Ghisbertus Masius (c. 1545 – 1614) was the fourth bishop of 's-Hertogenbosch, in the Habsburg Netherlands, and sat in the Estates General of 1600 as a representative of the First Estate.

Life
Masius was born in Den Bommel around 1545 and studied at the University of Leuven, graduating Licentiate of Sacred Theology. He was appointed to a canonry of St. John's Cathedral, 's-Hertogenbosch, in 1579. On 1 November 1593 he was appointed bishop, and was consecrated in Brussels on 7 March 1594, taking possession of his see on 25 March. During the Siege of 's-Hertogenbosch in 1601 he was active in his support of the city's defenders.

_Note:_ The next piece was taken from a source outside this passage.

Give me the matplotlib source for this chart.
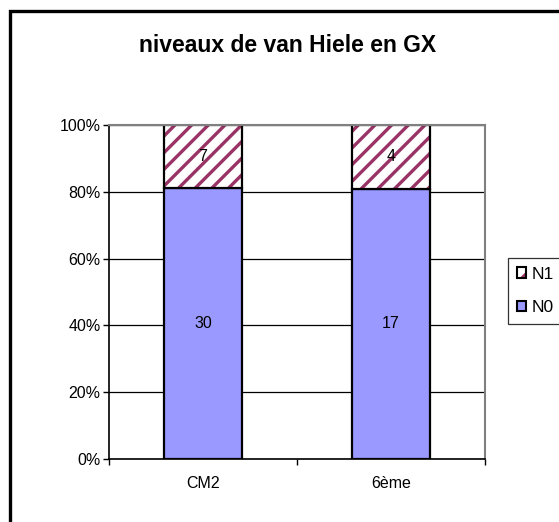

Masius commissioned a catechism, the Catechismus voor de Catholijke jonckheijt des bisdoms van 's Hertoghenbosche, based on the Mechelen Catechism drafted by Lodewijk Makeblijde. In February 1612 he ordered that this be the basis of all religious instruction in the parishes and schools of his diocese.
On 9 and 10 October 1612, Masius presided at the second diocesan synod of 's-Hertogenbosch, the statutes of which were printed at Cologne in 1613.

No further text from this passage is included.